Microtransactions in Triple AAA Videogames need to die

Microtransactions are an actual cancer of the modern video gaming industry, and they need to die soon. Remember back in the good old days, when you could just purchase a video game cartridge, cd, or DVD/Blu-Ray for only 50 to 60$? Well, those days are well and gone thanks to microtransactions that drain both consumer confidence and gamer happiness within seconds. Want this gun that is painted yellow? 2$to 4$, please! Want a patch that stops our shitty game from crashing every five seconds and shutting down your computer? Lick our corporate sweaty ballsacks while you pay us more of your hard-earned cash! 
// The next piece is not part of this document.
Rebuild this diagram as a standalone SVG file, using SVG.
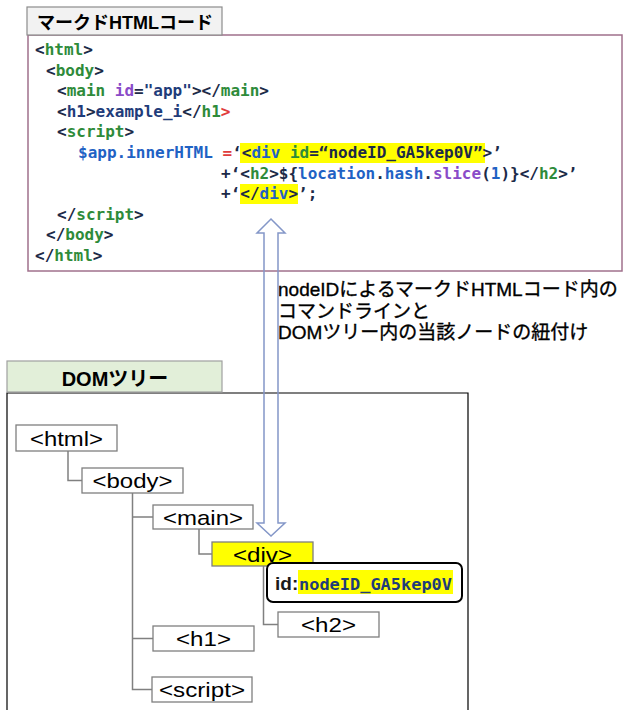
<svg xmlns="http://www.w3.org/2000/svg" width="631" height="710" viewBox="0 0 631 710">
<style>
.code{font-family:"DejaVu Sans Mono","Liberation Mono",monospace;font-size:16px;font-weight:bold;white-space:pre}
.n{fill:#1c2a48}.g{fill:#2e8b3a}.b{fill:#1f62c4}.p{fill:#8a4bc8}.r{fill:#e03c3c}.d{fill:#1f3c7a}
.hl{fill:#ffff00}
.box{fill:#fff;stroke:#7f7f7f;stroke-width:1.3}
.lbl{font-family:"Liberation Sans",Arial,sans-serif;font-size:21px;fill:#000;text-anchor:middle}
.conn{fill:none;stroke:#808080;stroke-width:1.5}
.jp{font-family:"Liberation Sans","Noto Sans CJK JP",sans-serif;fill:#000}
.mid{font-size:19px;stroke:#000;stroke-width:0.35}
</style>
<rect width="631" height="710" fill="#fff"/>
<g id="code-panel">
<rect x="28" y="35" width="594" height="236" fill="#fff" stroke="#a0708c" stroke-width="1.5"/>
<rect x="27" y="7" width="195" height="28" fill="#f2f2f2" stroke="#8c8c8c" stroke-width="1.2"/>
<text class="jp" x="125" y="29" font-size="18" font-weight="bold" text-anchor="middle">マークドHTMLコード</text>
<rect class="hl" x="240" y="143" width="245" height="20"/>
<rect class="hl" x="240" y="184" width="58" height="20"/>
<text class="code" x="35" y="55"><tspan class="n">&lt;</tspan><tspan class="g">html</tspan><tspan class="n">&gt;</tspan></text>
<text class="code" x="46" y="75.6"><tspan class="n">&lt;</tspan><tspan class="g">body</tspan><tspan class="n">&gt;</tspan></text>
<text class="code" x="57" y="96.2"><tspan class="n">&lt;</tspan><tspan class="g">main</tspan> <tspan class="p">id</tspan><tspan class="n">=</tspan><tspan class="d">"app"</tspan><tspan class="n">&gt;&lt;/</tspan><tspan class="g">main</tspan><tspan class="n">&gt;</tspan></text>
<text class="code" x="57" y="116.8"><tspan class="n">&lt;</tspan><tspan class="d">h1</tspan><tspan class="n">&gt;</tspan><tspan class="d">example_i</tspan><tspan class="n">&lt;/</tspan><tspan class="g">h1</tspan><tspan class="r">&gt;</tspan></text>
<text class="code" x="57" y="137.4"><tspan class="n">&lt;</tspan><tspan class="g">script</tspan><tspan class="n">&gt;</tspan></text>
<text class="code" x="78" y="158"><tspan class="b">$app.innerHTML</tspan> <tspan class="r">=</tspan><tspan class="n">‘&lt;</tspan><tspan class="b">div</tspan> <tspan class="g">id</tspan><tspan class="n">=“nodeID_GA5kep0V”&gt;’</tspan></text>
<text class="code" x="221" y="178.6"><tspan class="n">+‘&lt;</tspan><tspan class="g">h2</tspan><tspan class="n">&gt;${</tspan><tspan class="b">location</tspan><tspan class="n">.</tspan><tspan class="b">hash</tspan><tspan class="n">.</tspan><tspan class="p">slice</tspan><tspan class="n">(</tspan><tspan class="b">1</tspan><tspan class="n">)}&lt;/</tspan><tspan class="g">h2</tspan><tspan class="n">&gt;’</tspan></text>
<text class="code" x="221" y="199.2"><tspan class="n">+‘&lt;/</tspan><tspan class="b">div</tspan><tspan class="n">&gt;’;</tspan></text>
<text class="code" x="57" y="219.8"><tspan class="n">&lt;/</tspan><tspan class="g">script</tspan><tspan class="n">&gt;</tspan></text>
<text class="code" x="46" y="240.4"><tspan class="n">&lt;/</tspan><tspan class="g">body</tspan><tspan class="n">&gt;</tspan></text>
<text class="code" x="35" y="261"><tspan class="n">&lt;/</tspan><tspan class="g">html</tspan><tspan class="n">&gt;</tspan></text>
</g>
<g id="link-label">
<text class="jp mid" x="278" y="296">nodeIDによるマークドHTMLコード内の</text>
<text class="jp mid" x="278" y="318">コマンドラインと</text>
<text class="jp mid" x="278" y="339">DOMツリー内の当該ノードの紐付け</text>
</g>
<g id="dom-panel">
<path d="M7 710 V393 H468 V710" fill="none" stroke="#000" stroke-width="1.2"/>
<rect x="7" y="361" width="215" height="31" fill="#e2efd9" stroke="#a0a0a0" stroke-width="1.2"/>
<text class="jp" x="115" y="386" font-size="20" font-weight="bold" text-anchor="middle">DOMツリー</text>
</g>
<g id="connectors">
<path class="conn" d="M68 451 V480.5 H82"/>
<path class="conn" d="M132.5 493 V689.5 H152 M132.5 517 H153 M132.5 638.5 H153"/>
<path class="conn" d="M199 529 V554 H212"/>
<path class="conn" d="M263.5 566 V624.5 H278"/>
<path d="M271 219 L285 233 H278 V523 H285 L271 536 L257 523 H264 V233 H257 Z" fill="none" stroke="#8497c8" stroke-width="1.5" stroke-linejoin="miter"/>
</g>
<g id="node-html"><rect class="box" x="16" y="425" width="101" height="26"/><text class="lbl" x="66.5" y="445.5" textLength="73" lengthAdjust="spacingAndGlyphs">&lt;html&gt;</text></g>
<g id="node-body"><rect class="box" x="82" y="468" width="101" height="25"/><text class="lbl" x="132.5" y="488" textLength="80" lengthAdjust="spacingAndGlyphs">&lt;body&gt;</text></g>
<g id="node-main"><rect class="box" x="153" y="505" width="100" height="24"/><text class="lbl" x="203" y="524.5" textLength="80" lengthAdjust="spacingAndGlyphs">&lt;main&gt;</text></g>
<g id="node-div"><rect x="212" y="542" width="101" height="24" fill="#ffff00" stroke="#7f7f7f" stroke-width="1.3"/><text class="lbl" x="262.5" y="561.5" textLength="59" lengthAdjust="spacingAndGlyphs">&lt;div&gt;</text></g>
<g id="node-id"><rect x="267" y="563" width="195" height="39" rx="6" fill="#fff" stroke="#000" stroke-width="2"/><rect class="hl" x="298" y="570" width="155" height="24"/><text x="275" y="590" font-family="Liberation Sans,Arial,sans-serif" font-size="19" font-weight="bold" fill="#1a1a1a">id:</text><text class="code" x="299" y="590" font-size="17" fill="#1f3c7a" textLength="153" lengthAdjust="spacingAndGlyphs">nodeID_GA5kep0V</text></g>
<g id="node-h2"><rect class="box" x="278" y="612" width="101" height="25"/><text class="lbl" x="328.5" y="632" textLength="55" lengthAdjust="spacingAndGlyphs">&lt;h2&gt;</text></g>
<g id="node-h1"><rect class="box" x="153" y="626" width="101" height="25"/><text class="lbl" x="203.5" y="646" textLength="55" lengthAdjust="spacingAndGlyphs">&lt;h1&gt;</text></g>
<g id="node-script"><rect class="box" x="152" y="677" width="100" height="25"/><text class="lbl" x="202" y="697" textLength="86" lengthAdjust="spacingAndGlyphs">&lt;script&gt;</text></g>
</svg>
Halo 5 Guardians contained some of my favorite multiplayer the series has seen in years despite a truly lackluster campaign. Yet the microtransactions ruin an otherwise enjoyable experience, by forcing you to either shell out your money or pick random requisition packs to get armor you may not even care about or care for. More and more, game developers are taking the easy way out, patching games post release and leaving hundreds of bugs in their games at release. Mass Effect Andromeda, such a monumental disappointment and a riddled bug disaster (which I will be covering on the new Spilled Parchment 2.0) is a prime example of the issue with post-release patching. Microtransactions only rub salt deeper into this wound, by making players shell out cash for cosmetics or maps that could have been included in the game at release. All too often, players are paying exorbitant sums for simple unlocks or even more shamefully, paying for content already on the disc itself, locked away by a greedy game developer looking out for profits first and gamers second. This greedy corporate malpractice must end, and it must end now.